(Work to complete): Taking the data below, please print only the lines from the line holding "Write the matplotlib code for this chart." to the line holding "plt.rcParams['mathtext.it'] = 'Liberation", inclusive, with pictures omitted.

(Records shown):
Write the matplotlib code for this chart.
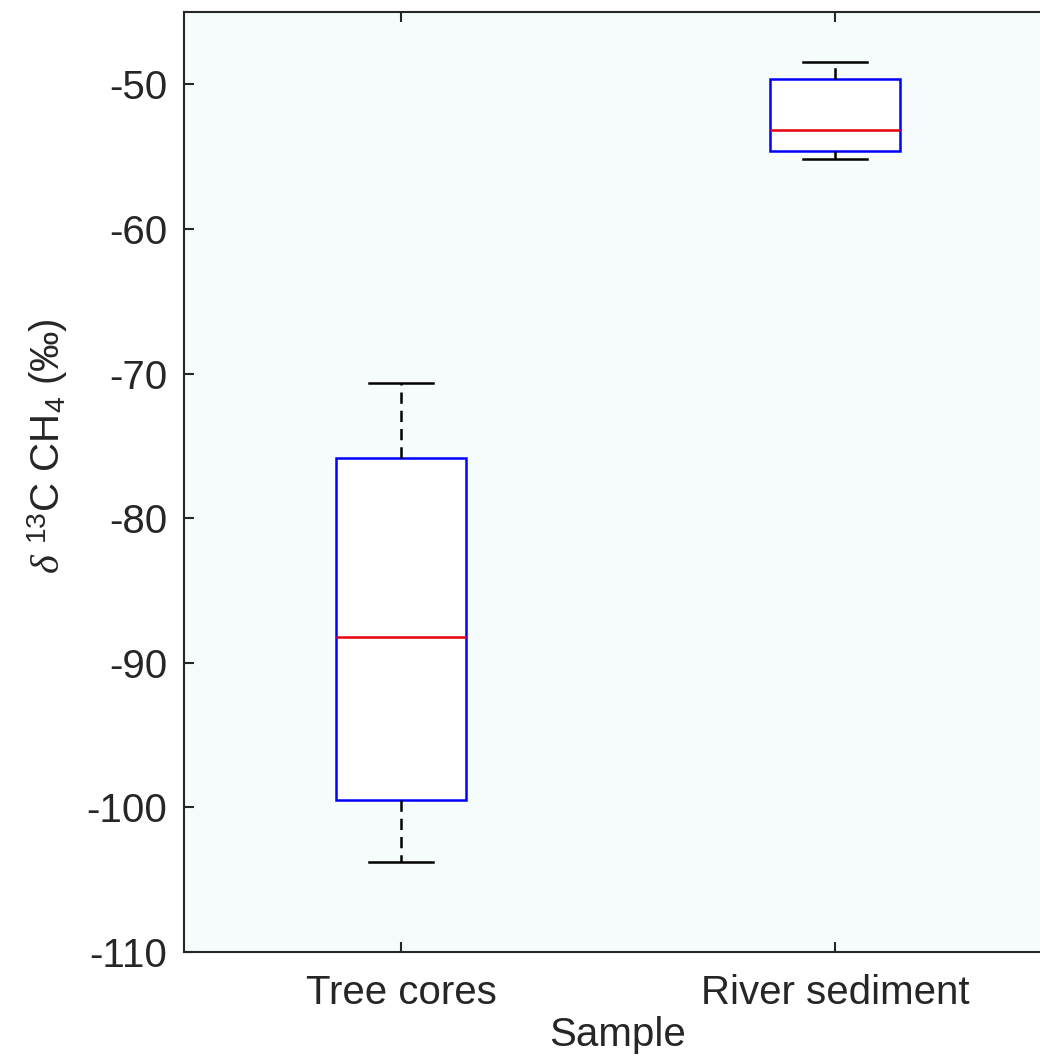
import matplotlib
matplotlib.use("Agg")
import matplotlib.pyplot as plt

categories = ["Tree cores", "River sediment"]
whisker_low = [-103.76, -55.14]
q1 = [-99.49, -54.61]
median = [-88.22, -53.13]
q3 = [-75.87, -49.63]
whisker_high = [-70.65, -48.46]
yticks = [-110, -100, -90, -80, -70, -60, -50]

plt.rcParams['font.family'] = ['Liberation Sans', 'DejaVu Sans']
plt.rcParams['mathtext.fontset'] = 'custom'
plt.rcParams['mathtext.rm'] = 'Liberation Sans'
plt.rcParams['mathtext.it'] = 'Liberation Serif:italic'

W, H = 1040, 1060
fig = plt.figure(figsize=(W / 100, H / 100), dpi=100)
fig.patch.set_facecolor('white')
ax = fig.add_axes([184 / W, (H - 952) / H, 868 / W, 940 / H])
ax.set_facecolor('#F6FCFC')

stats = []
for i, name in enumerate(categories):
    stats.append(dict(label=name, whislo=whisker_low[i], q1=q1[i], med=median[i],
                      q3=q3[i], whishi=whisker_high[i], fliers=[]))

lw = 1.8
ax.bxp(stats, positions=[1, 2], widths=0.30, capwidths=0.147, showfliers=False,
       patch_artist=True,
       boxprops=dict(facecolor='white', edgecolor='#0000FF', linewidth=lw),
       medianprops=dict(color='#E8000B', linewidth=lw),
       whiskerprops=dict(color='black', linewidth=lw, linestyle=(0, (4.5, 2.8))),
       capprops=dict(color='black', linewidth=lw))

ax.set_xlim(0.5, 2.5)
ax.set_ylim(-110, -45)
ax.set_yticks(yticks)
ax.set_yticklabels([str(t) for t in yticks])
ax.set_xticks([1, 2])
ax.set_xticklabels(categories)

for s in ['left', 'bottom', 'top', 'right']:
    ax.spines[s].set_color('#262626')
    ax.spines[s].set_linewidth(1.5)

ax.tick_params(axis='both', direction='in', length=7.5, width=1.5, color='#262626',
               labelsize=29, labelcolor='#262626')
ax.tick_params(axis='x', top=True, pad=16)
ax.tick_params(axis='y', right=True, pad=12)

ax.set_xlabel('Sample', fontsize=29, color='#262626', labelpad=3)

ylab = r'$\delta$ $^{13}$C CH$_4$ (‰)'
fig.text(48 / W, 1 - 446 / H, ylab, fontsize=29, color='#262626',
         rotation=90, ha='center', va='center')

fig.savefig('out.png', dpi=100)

---

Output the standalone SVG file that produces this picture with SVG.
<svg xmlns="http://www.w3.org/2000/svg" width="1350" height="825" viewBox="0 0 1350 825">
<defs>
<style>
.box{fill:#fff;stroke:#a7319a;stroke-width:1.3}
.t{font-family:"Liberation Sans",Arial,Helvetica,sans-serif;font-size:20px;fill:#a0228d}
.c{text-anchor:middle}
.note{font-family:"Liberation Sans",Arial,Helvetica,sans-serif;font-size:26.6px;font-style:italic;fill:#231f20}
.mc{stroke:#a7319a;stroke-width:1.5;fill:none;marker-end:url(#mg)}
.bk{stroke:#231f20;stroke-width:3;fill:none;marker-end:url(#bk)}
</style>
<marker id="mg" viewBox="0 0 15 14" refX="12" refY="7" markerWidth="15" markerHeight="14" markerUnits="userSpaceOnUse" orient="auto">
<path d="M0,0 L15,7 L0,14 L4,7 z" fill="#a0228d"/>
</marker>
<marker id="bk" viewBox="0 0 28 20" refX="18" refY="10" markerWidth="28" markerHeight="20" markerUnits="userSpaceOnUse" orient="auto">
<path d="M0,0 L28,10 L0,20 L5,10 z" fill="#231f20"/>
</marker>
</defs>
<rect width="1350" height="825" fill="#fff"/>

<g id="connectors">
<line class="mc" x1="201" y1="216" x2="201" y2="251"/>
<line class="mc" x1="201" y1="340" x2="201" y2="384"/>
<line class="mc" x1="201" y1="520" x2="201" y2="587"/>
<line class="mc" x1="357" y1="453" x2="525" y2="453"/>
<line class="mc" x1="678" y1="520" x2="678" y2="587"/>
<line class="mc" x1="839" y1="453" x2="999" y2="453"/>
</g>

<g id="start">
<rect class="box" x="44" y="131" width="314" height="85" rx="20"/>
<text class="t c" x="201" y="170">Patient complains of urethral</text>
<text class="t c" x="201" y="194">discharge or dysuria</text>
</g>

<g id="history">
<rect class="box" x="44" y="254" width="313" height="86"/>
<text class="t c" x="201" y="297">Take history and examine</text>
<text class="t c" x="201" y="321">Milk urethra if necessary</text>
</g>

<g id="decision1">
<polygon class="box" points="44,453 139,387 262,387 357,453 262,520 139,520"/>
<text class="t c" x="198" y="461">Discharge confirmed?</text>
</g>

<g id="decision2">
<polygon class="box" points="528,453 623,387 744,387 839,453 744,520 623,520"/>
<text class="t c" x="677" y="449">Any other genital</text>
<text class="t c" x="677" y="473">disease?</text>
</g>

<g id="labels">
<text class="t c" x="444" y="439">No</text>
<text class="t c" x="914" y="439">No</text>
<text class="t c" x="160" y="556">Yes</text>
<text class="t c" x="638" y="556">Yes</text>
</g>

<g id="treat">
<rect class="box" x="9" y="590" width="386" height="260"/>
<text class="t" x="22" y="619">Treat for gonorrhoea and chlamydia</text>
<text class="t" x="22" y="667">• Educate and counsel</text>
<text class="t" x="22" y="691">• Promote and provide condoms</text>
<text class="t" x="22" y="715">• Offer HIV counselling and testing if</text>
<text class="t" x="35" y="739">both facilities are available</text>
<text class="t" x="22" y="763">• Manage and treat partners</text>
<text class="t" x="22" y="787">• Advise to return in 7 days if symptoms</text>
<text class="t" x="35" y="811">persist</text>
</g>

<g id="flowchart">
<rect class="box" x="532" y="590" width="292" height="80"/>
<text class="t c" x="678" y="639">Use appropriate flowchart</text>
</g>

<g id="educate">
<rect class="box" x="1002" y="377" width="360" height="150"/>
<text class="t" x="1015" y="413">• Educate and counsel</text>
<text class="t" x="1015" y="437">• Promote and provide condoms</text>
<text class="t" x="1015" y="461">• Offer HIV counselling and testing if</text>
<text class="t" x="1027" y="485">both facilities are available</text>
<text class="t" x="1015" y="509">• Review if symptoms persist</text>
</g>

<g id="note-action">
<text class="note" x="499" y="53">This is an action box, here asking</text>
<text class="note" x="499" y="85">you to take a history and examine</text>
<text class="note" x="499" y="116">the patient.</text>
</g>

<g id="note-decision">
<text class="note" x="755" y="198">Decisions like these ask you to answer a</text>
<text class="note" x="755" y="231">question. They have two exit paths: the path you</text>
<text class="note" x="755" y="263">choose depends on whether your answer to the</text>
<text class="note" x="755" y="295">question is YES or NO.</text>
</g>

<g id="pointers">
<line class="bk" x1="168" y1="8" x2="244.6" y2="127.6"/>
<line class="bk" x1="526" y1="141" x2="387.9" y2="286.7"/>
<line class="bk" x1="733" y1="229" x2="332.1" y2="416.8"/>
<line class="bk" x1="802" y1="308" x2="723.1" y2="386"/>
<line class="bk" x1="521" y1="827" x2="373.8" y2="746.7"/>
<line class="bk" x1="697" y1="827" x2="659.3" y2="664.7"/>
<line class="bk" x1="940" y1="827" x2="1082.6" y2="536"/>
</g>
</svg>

(Task solution):
Write the matplotlib code for this chart.
import matplotlib
matplotlib.use("Agg")
import matplotlib.pyplot as plt

categories = ["Tree cores", "River sediment"]
whisker_low = [-103.76, -55.14]
q1 = [-99.49, -54.61]
median = [-88.22, -53.13]
q3 = [-75.87, -49.63]
whisker_high = [-70.65, -48.46]
yticks = [-110, -100, -90, -80, -70, -60, -50]

plt.rcParams['font.family'] = ['Liberation Sans', 'DejaVu Sans']
plt.rcParams['mathtext.fontset'] = 'custom'
plt.rcParams['mathtext.rm'] = 'Liberation Sans'
plt.rcParams['mathtext.it'] = 'Liberation Serif:italic'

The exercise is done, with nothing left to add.